Why it matters: Legal professionals face compliance and reputational risks if they act on AI-generated legal guidance that misstates ethical rules. Pennsylvania–licensed lawyers must rely on official bar association opinions and primary sources—not AI search summaries—for regulatory compliance.
- Google’s AI Overviews reported a non-existent Pennsylvania court AI disclosure rule, effective August 2024.
- Fact-checking confirms Pennsylvania’s Joint Formal Opinion 2024-200 is advisory, not mandatory, and does not require AI disclosure.
- Paxton.ai’s inaccurate blog post was indexed and amplified by Google’s AI tool, underscoring risk of AI error propagation.
- The Pennsylvania Bar Association and Philadelphia Bar Association clarify that no new filing requirement exists; competence duties regarding AI are advisory only.
Google’s AI Overviews tool displayed a summary claiming the Commonwealth of Pennsylvania requires lawyers to disclose their use of AI tools in all court submissions starting August 2024. The claim originated from a Paxton.ai blog post that misread the recent guidance from the Pennsylvania Bar Association.
- The actual Joint Formal Opinion 2024-200, issued jointly by the Pennsylvania Bar Association and the Philadelphia Bar Association’s Professional Guidance Committee and Professional Ethics Committee, addresses lawyers’ competence in using AI, but neither mandates disclosure nor sets enforceable requirements.
- The opinion, released in April 2024, is advisory.

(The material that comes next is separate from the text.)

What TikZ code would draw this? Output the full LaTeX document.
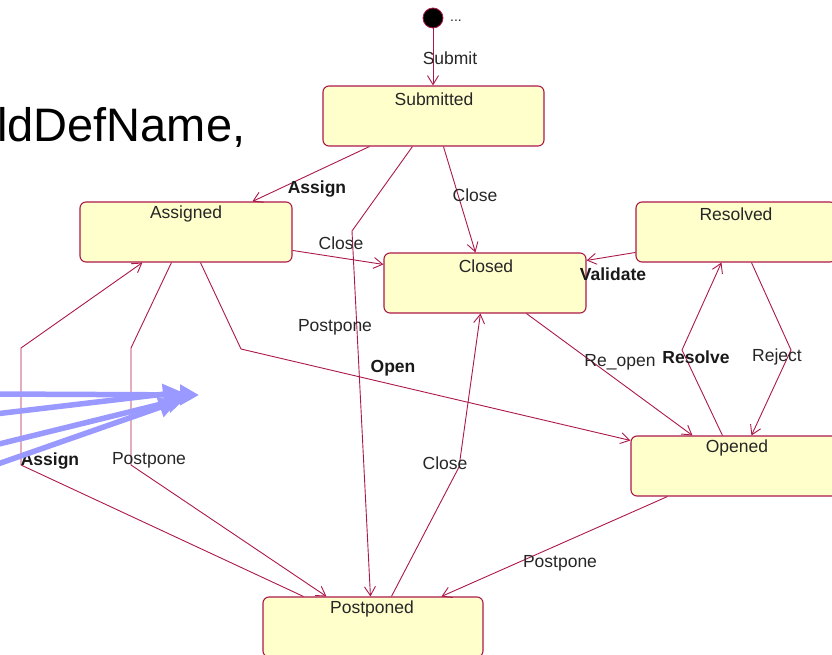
\documentclass[tikz,border=0pt]{standalone}
\usepackage{fontspec}
\setmainfont{Liberation Sans}
\usetikzlibrary{arrows.meta,calc}
\definecolor{edgecol}{RGB}{172,24,74}
\definecolor{statefill}{RGB}{255,255,204}
\definecolor{pointer}{RGB}{153,153,255}
\tikzset{
  state/.style={draw=edgecol, fill=statefill, line width=1.1pt, rounded corners=6pt,
                minimum height=60pt, inner sep=0pt},
  sname/.style={font=\fontsize{17.5}{19}\selectfont, text=black!85, inner sep=0pt},
  trans/.style={draw=edgecol, line width=0.9pt, -{Straight Barb[length=9pt,width=11pt]}},
  tlab/.style={font=\fontsize{17.5}{19}\selectfont, text=black!85, inner sep=0pt},
  tlabb/.style={font=\fontsize{17.5}{19}\selectfont\bfseries, text=black!90, inner sep=0pt},
  pointerarrow/.style={draw=pointer, line width=5.5pt, -{Triangle[length=19pt,width=20pt]}}
}
\begin{document}
\begin{tikzpicture}[x=1pt,y=-1pt]
\useasboundingbox (0,0) rectangle (832,655);
\clip (0,0) rectangle (832,655);

% heading fragment
\node[anchor=base west, inner sep=0pt, font=\fontsize{47}{50}\selectfont] (heading) at (-3,142) {ldDefName,};

% initial pseudo-state
\node[circle, fill=black, draw=edgecol, line width=0.8pt, minimum size=20pt, inner sep=0pt] (init) at (433,18) {};
\node[tlab, font=\fontsize{14}{15}\selectfont] (initlab) at (456,21) {...};

% states
\node[state, minimum width=221pt] (sub) at (433.5,116) {};
\node[state, minimum width=212pt] (asg) at (186,232) {};
\node[state, minimum width=202pt] (cl)  at (485,283) {};
\node[state, minimum width=200pt] (res) at (736,232) {};
\node[state, minimum width=212pt] (op)  at (737,466) {};
\node[state, minimum width=220pt] (pp)  at (373,627) {};

\node[sname] (subn) at (434,99) {Submitted};
\node[sname] (asgn) at (186,214) {Assigned};
\node[sname] (cln)  at (486,266) {Closed};
\node[sname] (resn) at (736,214) {Resolved};
\node[sname] (opn)  at (737,448) {Opened};
\node[sname] (ppn)  at (372,609) {Postponed};

% bend points
\coordinate (b1) at (352,231);
\coordinate (b2) at (682,350);
\coordinate (b3) at (791,350);
\coordinate (b4) at (241,349);
\coordinate (b5) at (459,467);
\coordinate (b6) at (21,465);
\coordinate (b7) at (21,348);
\coordinate (b8) at (131,348);
\coordinate (b9) at (131,465);

% transitions
\draw[trans] (init) -- (init |- sub.north);
\draw[trans] ($(sub.south west)+(47,0)$) -- ($(asg.north west)+(173,0)$);
\draw[trans] ($(sub.south west)+(90,0)$) -- (b1) -- ($(pp.north west)+(108,0)$);
\draw[trans] ($(sub.south west)+(121,0)$) -- ($(cl.north west)+(92,0)$);
\draw[trans] ($(asg.north east)+(0,49)$) -- ($(cl.north west)+(0,12)$);
\draw[trans] ($(res.north west)+(0,51)$) -- ($(cl.north east)+(0,8)$);
\draw[trans] ($(cl.south west)+(143,0)$) -- ($(op.north west)+(62,0)$);
\draw[trans] ($(op.north west)+(92,0)$) -- (b2) -- ($(res.south west)+(86,0)$);
\draw[trans] ($(res.south west)+(116,0)$) -- (b3) -- ($(op.north west)+(121,0)$);
\draw[trans] ($(asg.south west)+(121,0)$) -- (b4) -- ($(op.north west)+(0,5)$);
\draw[trans] ($(pp.north west)+(129,0)$) -- (b5) -- ($(cl.south west)+(97,0)$);
\draw[trans] ($(op.south west)+(37,0)$) -- ($(pp.north west)+(179,0)$);
\draw[trans] ($(pp.north west)+(41,0)$) -- (b6) -- (b7) -- ($(asg.south west)+(63,0)$);
\draw[trans] ($(asg.south west)+(92,0)$) -- (b8) -- (b9) -- ($(pp.north west)+(64,0)$);

% transition labels
\node[tlab]  (lsubmit)  at (450,58)  {Submit};
\node[tlabb] (lassign1) at (317,189) {Assign};
\node[tlab]  (lclose1)  at (475,195) {Close};
\node[tlab]  (lclose2)  at (341,243) {Close};
\node[tlabb] (lvalid)   at (613,274) {Validate};
\node[tlab]  (lpost1)   at (335,327) {Postpone};
\node[tlabb] (lopen)    at (393,368) {Open};
\node[tlab]  (lreopen)  at (620,362) {Re\_open};
\node[tlabb] (lresolve) at (696,357) {Resolve};
\node[tlab]  (lreject)  at (777,357) {Reject};
\node[tlabb] (lassign2) at (50,461)  {Assign};
\node[tlab]  (lpost2)   at (149,460) {Postpone};
\node[tlab]  (lclose3)  at (445,463) {Close};
\node[tlab]  (lpost3)   at (560,563) {Postpone};

% pointer arrows
\coordinate (p1s) at (-5,394);
\coordinate (p1e) at (199,395);
\coordinate (p2s) at (-5,414);
\coordinate (p2e) at (182,392);
\coordinate (p3s) at (-5,445);
\coordinate (p3e) at (186,398);
\coordinate (p4s) at (-5,465);
\coordinate (p4e) at (178,401);
\draw[pointerarrow] (p1s) -- (p1e);
\draw[pointerarrow] (p2s) -- (p2e);
\draw[pointerarrow] (p3s) -- (p3e);
\draw[pointerarrow] (p4s) -- (p4e);
\end{tikzpicture}
\end{document}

It provides ethical guidance under Rule 1.1 on attorney competence but does not create new rules or disclosure mandates for Pennsylvania lawyers.
- AI summary tools may unintentionally mislead firms and counsel when they surface and repeat errors from non-authoritative web sources. The Pennsylvania Bar Association and Philadelphia Bar emphasized that compliance obligations for AI use remain grounded in existing rules, not AI-generated web findings.
- Earlier, Google AI Overviews came under scrutiny after surfacing unsafe general advice and factually incorrect statements, making legal verification especially critical for practitioners. Tom’s Guide noted similar issues affecting non-legal queries.
Lawyers and legal departments are reminded to consult primary legal sources and official bar association publications for compliance—not AI-generated summaries, which may lack accuracy or authority.
By the numbers:
- 2024-200 — Number of the joint Pennsylvania legal ethics opinion on AI use, advisory only.
- August 2024 — Date falsely cited by AI as start of a new disclosure rule, but no such requirement exists.
Yes, but: Google has not released a detailed statement explaining safeguards against legal misinformation in its AI products, leaving open how further errors will be addressed.
What's next: Pennsylvania legal associations are monitoring the impact of AI-generated misinformation and may revisit guidance to address risks in future advisories.